* [DATA SHOWN]:
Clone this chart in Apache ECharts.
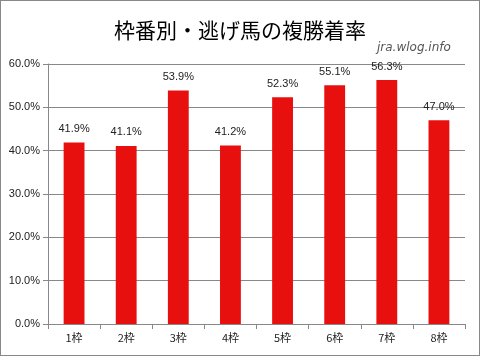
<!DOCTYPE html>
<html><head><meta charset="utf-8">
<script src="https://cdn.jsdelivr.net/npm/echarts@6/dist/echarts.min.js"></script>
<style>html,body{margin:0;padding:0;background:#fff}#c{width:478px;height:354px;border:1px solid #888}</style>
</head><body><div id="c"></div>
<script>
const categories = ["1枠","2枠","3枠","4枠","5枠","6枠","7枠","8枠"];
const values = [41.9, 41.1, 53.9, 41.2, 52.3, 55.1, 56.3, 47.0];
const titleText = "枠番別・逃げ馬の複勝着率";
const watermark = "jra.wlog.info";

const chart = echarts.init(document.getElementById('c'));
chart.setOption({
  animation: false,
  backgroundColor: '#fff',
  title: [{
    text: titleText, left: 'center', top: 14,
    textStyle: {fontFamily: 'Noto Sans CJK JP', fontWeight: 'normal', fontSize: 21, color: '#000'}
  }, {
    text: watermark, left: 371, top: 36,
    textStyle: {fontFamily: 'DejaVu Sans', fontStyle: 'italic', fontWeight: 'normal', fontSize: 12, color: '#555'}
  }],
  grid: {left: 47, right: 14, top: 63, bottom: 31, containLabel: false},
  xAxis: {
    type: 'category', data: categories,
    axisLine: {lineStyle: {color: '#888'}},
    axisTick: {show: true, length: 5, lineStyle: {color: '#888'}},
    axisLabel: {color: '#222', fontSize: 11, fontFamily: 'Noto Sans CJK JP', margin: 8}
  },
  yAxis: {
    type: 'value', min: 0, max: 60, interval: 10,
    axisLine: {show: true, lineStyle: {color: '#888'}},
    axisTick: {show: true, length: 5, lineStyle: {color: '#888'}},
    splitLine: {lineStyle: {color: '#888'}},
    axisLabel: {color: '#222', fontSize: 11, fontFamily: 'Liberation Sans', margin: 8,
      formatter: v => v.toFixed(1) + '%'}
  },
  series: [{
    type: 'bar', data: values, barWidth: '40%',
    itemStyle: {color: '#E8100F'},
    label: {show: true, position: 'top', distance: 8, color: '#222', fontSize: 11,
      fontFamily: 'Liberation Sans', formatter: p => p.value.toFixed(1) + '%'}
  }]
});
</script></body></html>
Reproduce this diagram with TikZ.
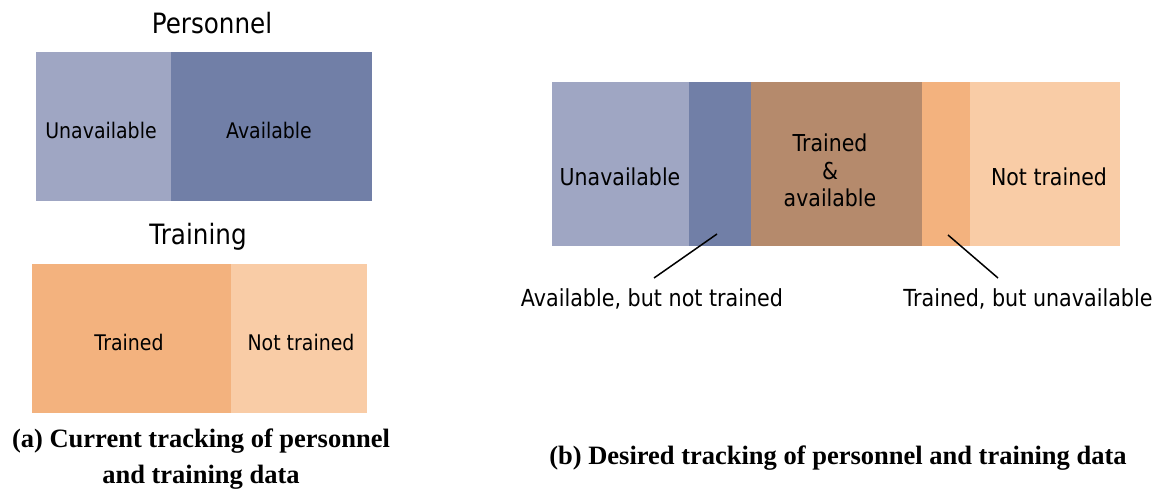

* [SHORT EXERCISE]: Reproduce the material word for word, minus the images.

* [SOLUTION BELOW]:
Clone this chart in Apache ECharts.
<!DOCTYPE html>
<html><head><meta charset="utf-8">
<script src="https://cdn.jsdelivr.net/npm/echarts@6/dist/echarts.min.js"></script>
<style>html,body{margin:0;padding:0;background:#fff}#c{width:478px;height:354px;border:1px solid #888}</style>
</head><body><div id="c"></div>
<script>
const categories = ["1枠","2枠","3枠","4枠","5枠","6枠","7枠","8枠"];
const values = [41.9, 41.1, 53.9, 41.2, 52.3, 55.1, 56.3, 47.0];
const titleText = "枠番別・逃げ馬の複勝着率";
const watermark = "jra.wlog.info";

const chart = echarts.init(document.getElementById('c'));
chart.setOption({
  animation: false,
  backgroundColor: '#fff',
  title: [{
    text: titleText, left: 'center', top: 14,
    textStyle: {fontFamily: 'Noto Sans CJK JP', fontWeight: 'normal', fontSize: 21, color: '#000'}
  }, {
    text: watermark, left: 371, top: 36,
    textStyle: {fontFamily: 'DejaVu Sans', fontStyle: 'italic', fontWeight: 'normal', fontSize: 12, color: '#555'}
  }],
  grid: {left: 47, right: 14, top: 63, bottom: 31, containLabel: false},
  xAxis: {
    type: 'category', data: categories,
    axisLine: {lineStyle: {color: '#888'}},
    axisTick: {show: true, length: 5, lineStyle: {color: '#888'}},
    axisLabel: {color: '#222', fontSize: 11, fontFamily: 'Noto Sans CJK JP', margin: 8}
  },
  yAxis: {
    type: 'value', min: 0, max: 60, interval: 10,
    axisLine: {show: true, lineStyle: {color: '#888'}},
    axisTick: {show: true, length: 5, lineStyle: {color: '#888'}},
    splitLine: {lineStyle: {color: '#888'}},
    axisLabel: {color: '#222', fontSize: 11, fontFamily: 'Liberation Sans', margin: 8,
      formatter: v => v.toFixed(1) + '%'}
  },
  series: [{
    type: 'bar', data: values, barWidth: '40%',
    itemStyle: {color: '#E8100F'},
    label: {show: true, position: 'top', distance: 8, color: '#222', fontSize: 11,
      fontFamily: 'Liberation Sans', formatter: p => p.value.toFixed(1) + '%'}
  }]
});
</script></body></html>
Reproduce this diagram with TikZ.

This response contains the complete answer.